Lancia also hires the renowned German rally driver Walter Röhrl to drive in one half of the 1983 season races, including Monte Carlo, Portugal, Greece, and finally, San Remo.

==Cast==
- Daniel Brühl as Roland Gumpert
- Riccardo Scamarcio as Cesare Fiorio
- Volker Bruch as Walter Röhrl
- Katie Clarkson-Hill as Jane McCoy, dietitian and daughter of Larry McCoy
- Esther Garrel as Michèle Mouton
- Rebecca Busi as Fabrizia Pons
- Gianmaria Martini as Hannu Mikkola
- Axel Gallois as Dupont, a race inspector
- Giorgio Montanini as Ennio, mechanic for Lancia
- Haley Bennett as The Journalist
- Andrea Crugnola (3-time rally champion of Italy) as Stig Blomqvist

==Production==
The film, originally entitled 2 Win, is produced by Jeremy Thomas together with Riccardo Scamarcio. Lebowski is producing the film with Recorded Picture Company and Metropolitan Films co-producing. RAI is the Italian distributor. HanWay Films is handling worldwide sales. The film was taken to buyers on the Croisette at the Cannes Film Festival. In December 2023, the film title was changed to Race for Glory: Audi vs. Lancia.

===Filming===
Filming locations include Italy and Greece, including some of the places where the events depicted took place, such as the Lancia office and the Circuito di Balocco. Principal photography started in Turin on 16 May 2022.
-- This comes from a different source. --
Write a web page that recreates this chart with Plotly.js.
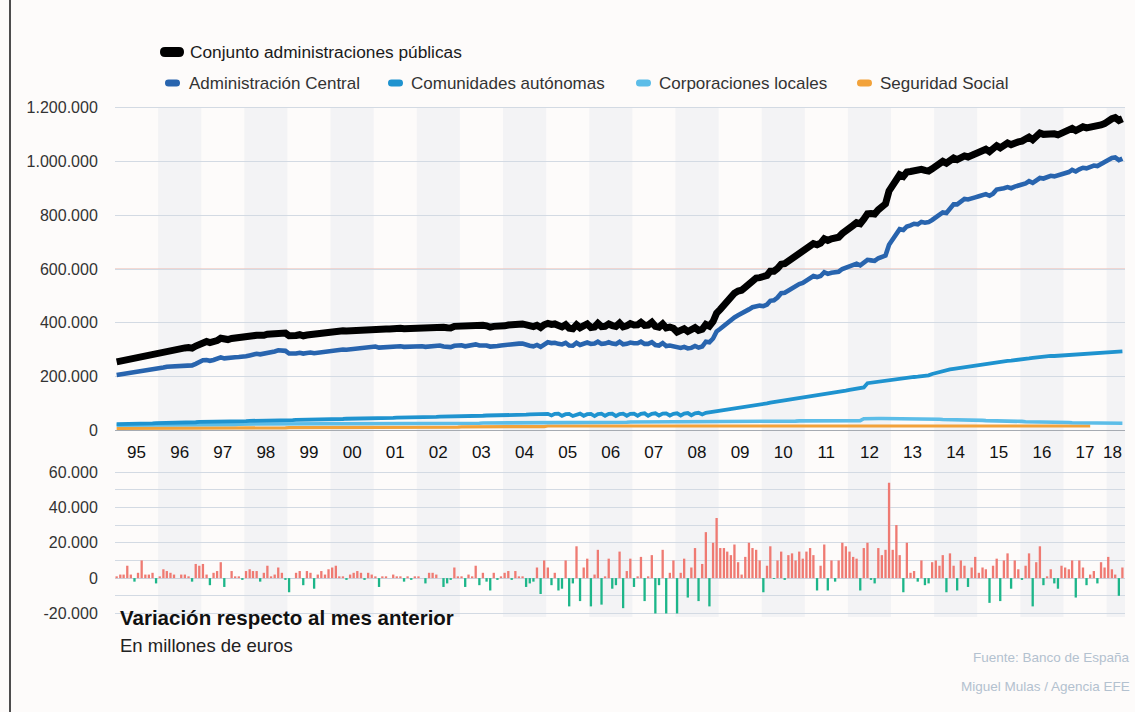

The film was marked as in post-production by 6 August 2022.

==Release==
The film was picked up by Grindstone Entertainment Group and given a simultaneous release theatrically and on video on demand by Lionsgate on 5 January 2024.

== Reception ==
A review on RogerEbert.com wrote, "The movie probably needed to be a lot artier and more challenging or a lot more conventional to stand out. As is, it never rises above the level of a good try." while The Guardian found, "There's an admirable sense of tastefulness to the approach here of Italian director Stefano Mordini, working from a script he wrote with Filippo Bologna and Riccardo Scamarcio. Michael Mann's recent film Ferrari had the good sense to print the legend, giving thrill-seekers what they want in terms of interpersonal drama and explosive racing set-pieces. Mordini's film, though, is a handsomely made, stylish-looking piece of cinema, with some beautifully lensed racing scenes and great 1980s wardrobes – but when you sit down to watch something called Race for Glory you do want your heart to beat faster."
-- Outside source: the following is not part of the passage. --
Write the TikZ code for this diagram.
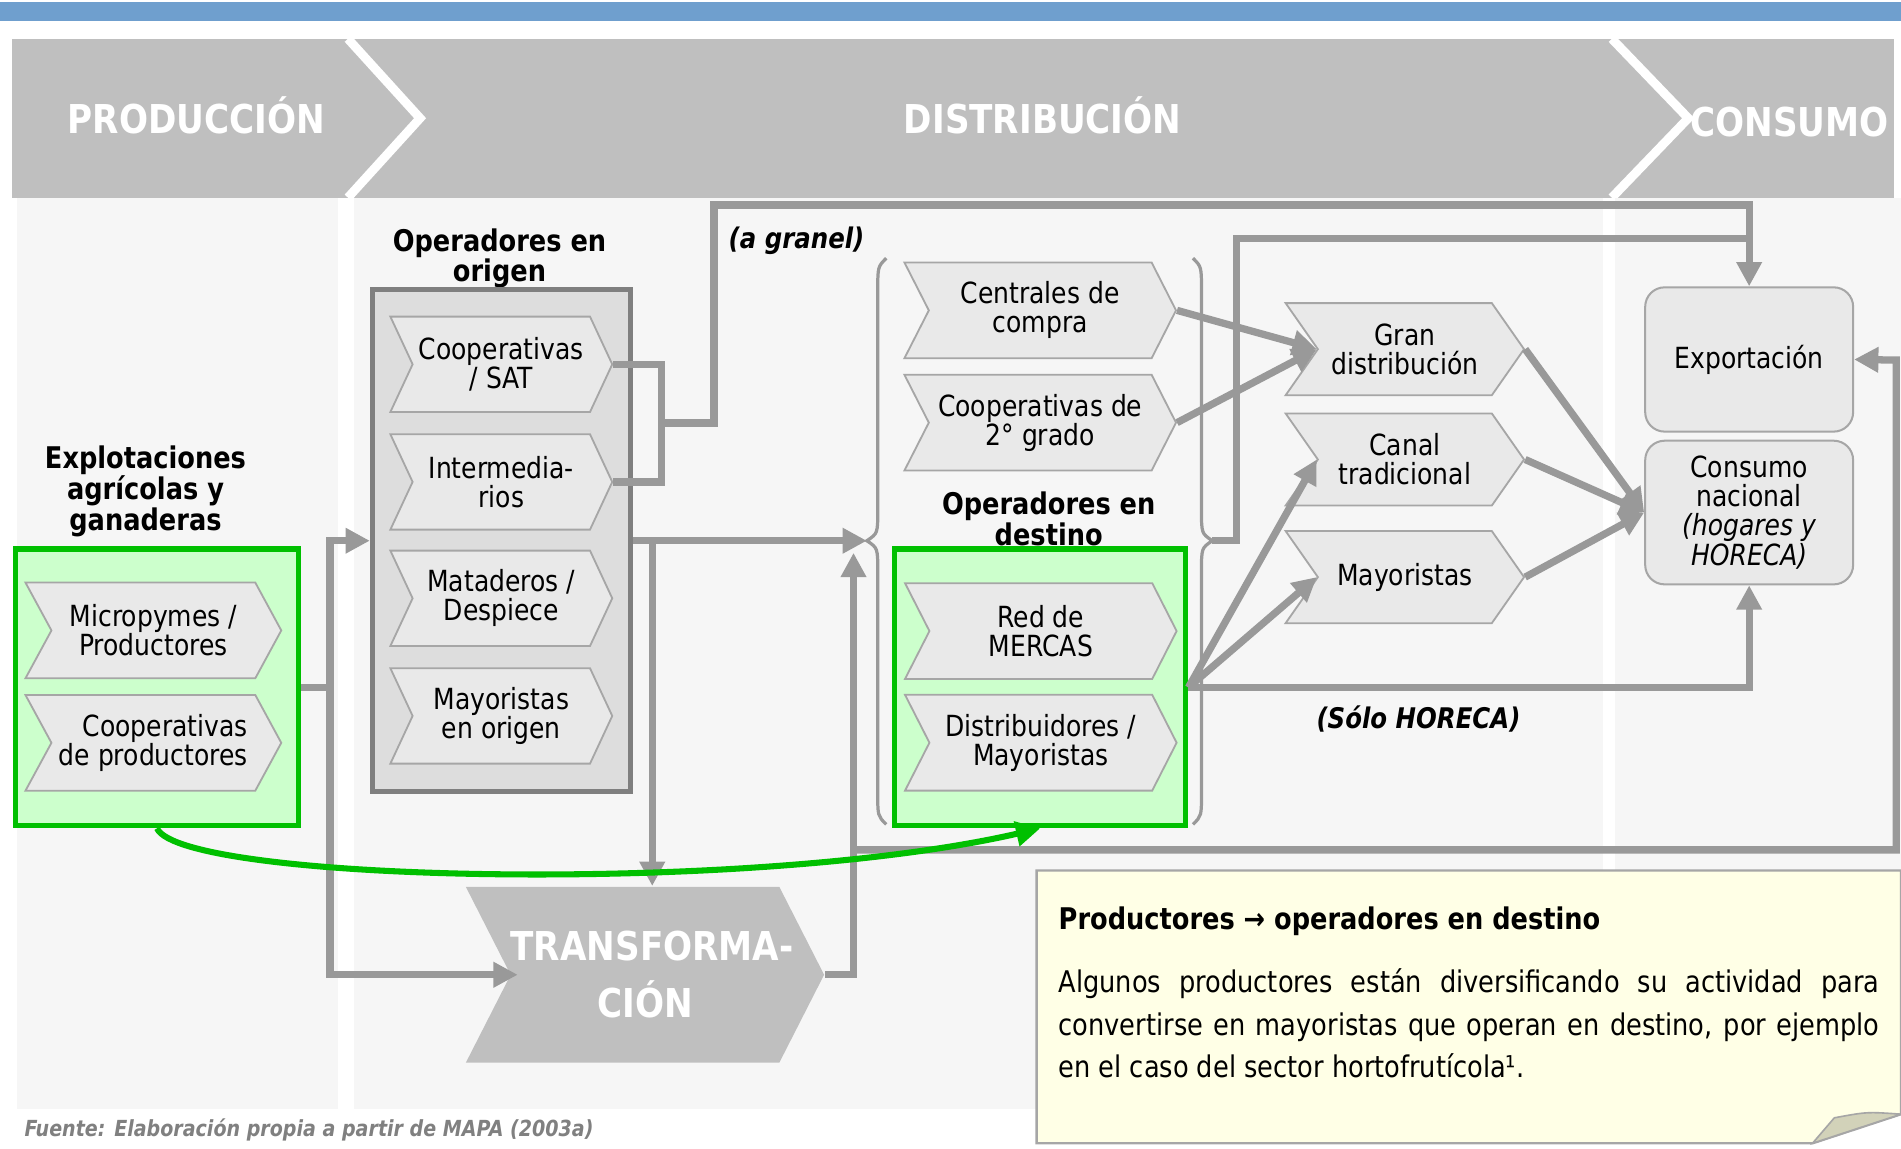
\documentclass[tikz,border=0pt]{standalone}
\usepackage{fontspec}
\setmainfont{DejaVu Sans}[FakeStretch=0.86]
\usetikzlibrary{arrows.meta,shapes.symbols}

\definecolor{barblue}{RGB}{111,159,206}
\definecolor{bandgray}{RGB}{191,191,191}
\definecolor{panelgray}{RGB}{246,246,246}
\definecolor{linegray}{RGB}{153,153,153}
\definecolor{chevfill}{RGB}{233,233,233}
\definecolor{chevline}{RGB}{166,166,166}
\definecolor{boxfill}{RGB}{221,221,221}
\definecolor{boxline}{RGB}{127,127,127}
\definecolor{grnline}{RGB}{0,192,0}
\definecolor{grnfill}{RGB}{204,255,204}
\definecolor{notefill}{RGB}{255,255,230}
\definecolor{foldfill}{RGB}{210,210,185}
\definecolor{srcgray}{RGB}{128,128,128}

\tikzset{
  chev/.style={signal, signal from=west, signal to=east, signal pointer angle=126,
    fill=chevfill, draw=chevline, line width=0.045cm, inner sep=0pt, align=center,
    font=\fontsize{20.5}{20.5}\selectfont},
  hdr/.style={text=white, font=\fontsize{28}{28}\selectfont\bfseries},
  lbl/.style={align=center, font=\fontsize{21}{19.6}\selectfont\bfseries},
  paren/.style={font=\fontsize{20}{20}\selectfont\bfseries\itshape},
  grnbox/.style={draw=grnline, fill=grnfill, line width=0.135cm, minimum height=6.84cm},
  rbox/.style={rounded corners=0.48cm, fill=chevfill, draw=chevline, line width=0.05cm,
    minimum width=5.145cm, align=center, font=\fontsize{20.5}{20.5}\selectfont},
  conn/.style={draw=linegray, line width=0.18cm},
  arr/.style={conn, -{Triangle[length=0.6cm,width=0.6cm]}},
  brace/.style={draw=linegray, line width=0.08cm},
}

\begin{document}
\begin{tikzpicture}[x=0.03cm, y=-0.03cm]
  \useasboundingbox (0,0) rectangle (1568,947);
  % top bar, stage band and columns
  \fill[barblue] (0,1.5) rectangle (1568,17.5);
  \fill[bandgray] (10,32) rectangle (1562,163);
  \begin{scope}
    \clip (10,32) rectangle (1562,163);
    \draw[white, line width=0.22cm] (287,32) -- (346.5,97.5) -- (287,163);
    \draw[white, line width=0.22cm] (1329.5,32) -- (1392.5,97.5) -- (1329.5,163);
  \end{scope}
  \fill[panelgray] (14,163) rectangle (279,915);
  \fill[panelgray] (292,163) rectangle (1322,915);
  \fill[panelgray] (1332,163) rectangle (1568,915);
  \node[hdr] (prod) at (162,95) {PRODUCCIÓN};
  \node[hdr] (dist) at (860,95) {DISTRIBUCIÓN};
  \node[hdr] (cons) at (1476,101) {CONSUMO};

  % producers
  \node[lbl] (lexpl) at (120,405) {Explotaciones\\agrícolas y\\ganaderas};
  \node[grnbox, minimum width=6.99cm] (expl) at (129.5,567) {};
  \node[chev, signal pointer angle=123, minimum width=6.33cm, minimum height=2.37cm] (micro) at (126.5,520) {Micropymes /\\Productores};
  \node[chev, signal pointer angle=123, minimum width=6.33cm, minimum height=2.37cm, align=right] (coopprod) at (126.5,612.7) {Cooperativas\\de productores};

  % operators at origin
  \node[lbl] (lorig) at (412,213) {Operadores en\\origen};
  \node[fill=boxfill, draw=boxline, line width=0.12cm, minimum width=6.39cm, minimum height=12.42cm] (orig) at (413.5,446) {};
  \node[chev, signal pointer angle=130, minimum width=5.49cm, minimum height=2.36cm] (coopsat) at (413.5,300.5) {Cooperativas\\/ SAT};
  \node[chev, signal pointer angle=130, minimum width=5.49cm, minimum height=2.36cm] (interm) at (413.5,397.5) {Intermedia-\\rios};
  \node[chev, signal pointer angle=130, minimum width=5.49cm, minimum height=2.36cm] (matad) at (413.5,493.5) {Mataderos /\\Despiece};
  \node[chev, signal pointer angle=130, minimum width=5.49cm, minimum height=2.36cm] (mayorig) at (413.5,590.5) {Mayoristas\\en origen};

  \node[chev, fill=bandgray, draw=none, text=white, font=\fontsize{28}{40}\selectfont\bfseries, minimum width=8.64cm, minimum height=4.35cm] (transf) at (532,804) {TRANSFORMA\rlap{-}\\CIÓN};

  % operators at destination
  \node[chev, minimum width=6.72cm, minimum height=2.37cm] (centr) at (858,256) {Centrales de\\compra};
  \node[chev, minimum width=6.72cm, minimum height=2.37cm] (coop2) at (858,348.6) {Cooperativas de\\2° grado};
  \node[lbl] (ldest) at (865,428) {Operadores en\\destino};
  \node[grnbox, minimum width=7.2cm] (destbox) at (858,567) {};
  \node[chev, minimum width=6.72cm, minimum height=2.37cm] (mercas) at (858.5,520.5) {Red de\\MERCAS};
  \node[chev, minimum width=6.72cm, minimum height=2.37cm] (distrib) at (858.5,612.6) {Distribuidores /\\Mayoristas};
  \draw[brace] (731,213) .. controls (724,220) .. (724,240) -- (724,420) .. controls (724,440) .. (715,446)
    .. controls (724,452) .. (724,472) -- (724,655) .. controls (724,673) .. (731,680);
  \draw[brace] (984,213) .. controls (991,220) .. (991,240) -- (991,420) .. controls (991,440) .. (1000,446)
    .. controls (991,452) .. (991,472) -- (991,655) .. controls (991,673) .. (984,680);
  \coordinate (bl) at (715,446); \coordinate (br) at (1000,446);

  % retail channels and consumption
  \node[chev, signal pointer angle=110, minimum width=5.9cm, minimum height=2.28cm] (gran) at (1158.75,288) {Gran\\distribución};
  \node[chev, signal pointer angle=110, minimum width=5.9cm, minimum height=2.28cm] (canal) at (1158.75,379) {Canal\\tradicional};
  \node[chev, signal pointer angle=110, minimum width=5.9cm, minimum height=2.28cm] (mayor) at (1158.75,476) {Mayoristas};
  \node[rbox, minimum height=3.57cm] (export) at (1442.75,296.5) {Exportación};
  \node[rbox, minimum height=3.555cm] (consumo) at (1442.75,422.75) {Consumo\\nacional\\\textit{(hogares y}\\\textit{HORECA)}};

  \node[paren] (lgranel) at (657,199) {(a granel)};
  \node[paren] (lhoreca) at (1170,593) {(Sólo HORECA)};

  % connectors
  \draw[arr] (expl.east) -- ++(24,0) |- (orig.west);
  \draw[arr] (expl.east) -- ++(24,0) |- ([xshift=0.2cm]transf.west);
  \draw[conn] (coopsat.east) -- ++(40,0) |- (interm.east);
  \coordinate (cj) at (545,349); \coordinate (top1) at (589,169);
  \draw[arr] (cj) -| (top1) -| (export.north);
  \draw[arr] (orig.east) -- (bl);
  \coordinate (tj) at (538,446);
  \draw[arr] (tj) -- (tj |- transf.north);
  \coordinate (tup) at (704,456); \coordinate (rj) at (704,701); \coordinate (rc) at (1564,297);
  \draw[arr] (transf.east) -| (tup);
  \draw[arr] (rj) -| (rc) -- (export.east);
  \coordinate (bj) at (1020,197);
  \draw[conn] (br) -| (bj) -- (bj -| export.north);
  \draw[arr] (centr.east) -- (gran.west); \draw[arr] (coop2.east) -- (gran.west);
  \draw[arr] (gran.east) -- (consumo.west); \draw[arr] (canal.east) -- (consumo.west); \draw[arr] (mayor.east) -- (consumo.west);
  \draw[arr] (destbox.east) -- (canal.west); \draw[arr] (destbox.east) -- (mayor.west);
  \draw[arr] (destbox.east) -| (consumo.south);
  \draw[draw=grnline, line width=0.15cm, -{Triangle[length=0.6cm,width=0.6cm]}] (expl.south) .. controls (150,728) and (620,738) .. (destbox.south);

  % note
  \draw[draw=chevline, fill=notefill, line width=0.06cm] (855,718) -- (1568,718) -- (1568,919) -- (1495,943) -- (855,943) -- cycle;
  \draw[draw=chevline, fill=foldfill, line width=0.04cm] (1495,943) -- (1513,922) .. controls (1540,917) .. (1568,919) -- cycle;
  \node[anchor=base west, inner sep=0pt, font=\fontsize{21}{21}\selectfont\bfseries] (ntitle) at (873,767) {Productores → operadores en destino};
  \node[anchor=north west, inner sep=0pt, align=left, font=\fontsize{21}{29.9}\selectfont] (ntext) at (873,799)
    {\makebox[20.31cm][s]{Algunos productores están diversificando su actividad para}\\
     \makebox[20.31cm][s]{convertirse en mayoristas que operan en destino, por ejemplo}\\
     en el caso del sector hortofrutícola¹.};
  \node[anchor=west, inner sep=0pt, text=srcgray, font=\fontsize{15.6}{15.6}\selectfont\bfseries\itshape] (src) at (20,932) {Fuente: Elaboración propia a partir de MAPA (2003a)};
\end{tikzpicture}
\end{document}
Variety criticised the film's "imbalance" and the excessive focus on the character of Fiorio. A review in the Italian edition of Esquire stated, "this is the story of an Italian team that beats a foreign team and partisanship is part of the package, if anything, it is when Italian pride passes through the more stereotypical traits such as cunning or food, which gives the impression of having remained at the most basic level."